A boulevard of growing dreams

Hate University Avenue? Architect Tom Bessai has a solution: reduce lanes, widen the centre median, and then add new paving, light standards, benches and kiosks to create a “series of linked outdoor rooms.”

PATRICIA CHISHOLM

Special to The Globe and Mail

There is a grainy, decades-old film of urbanist Jane Jacobs standing at the south end of Queen's Park, looking down Toronto's only grand thoroughfare and saying, with her characteristic firmness, “I hate University Avenue.”

Many have agreed with her over the years, but what to do? Architect Tom Bessai – an assistant professor at the University of Toronto's faculty of architecture, landscape and design, and partner, with his wife, Maria Denegri, in Denegri Bessai Studio – has a solution.

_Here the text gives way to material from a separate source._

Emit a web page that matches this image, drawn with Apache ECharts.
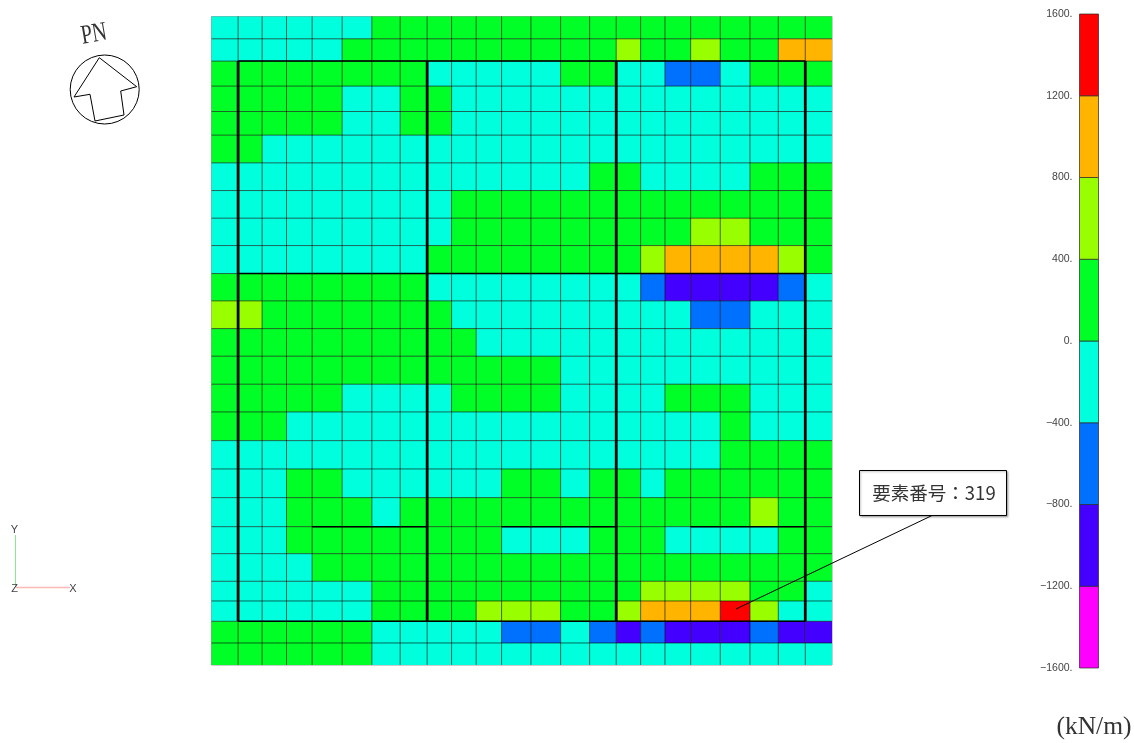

His scheme for the avenue's rejuvenation takes advantage of all of its unique features: its grand width, its role as a connector between the public buildings at its north end and the downtown, its ceremonial purpose. But it also takes square aim at its lack of humanity, its greyness and its outdated glorification of the car. “The tools for renewal rest right there in the boulevard itself,” Mr. Bessai says. “It is the most significant axial road in the city and it's a mess.”

His new design for the area would, most importantly, reduce its eight lanes to four (two each way). The freed-up space would be used to greatly widen the centre median, now virtually inaccessible as a public space. This could result in areas as wide as 27 metres across in some sections for reimagined spaces that would become – with inventive new paving, contemporary light standards that vary in height and placement, new benches and kiosks – like a “series of linked outdoor rooms,” Mr. Bessai says.

The goal, he says, is to use elements scaled to pedestrian life; animating the street at that level will counterbalance the façades of concrete and steel that line the road from College to Adelaide streets, a distance of 1.2 kilometres. The new light standards, for instance, would be designed to create different moods – “allowing for the intimacy of conversation,” for instance, in front of the Four Seasons Centre at Queen Street.

As the area becomes more inviting for pedestrians, vibrant retail elements would move into the space, creating a new destination for shopping, eating, strolling. None of the existing memorials would be changed; in fact, they are likely to become much more accessible, Mr. Bessai says. “This is about using University Avenue every day – not just for a parade.”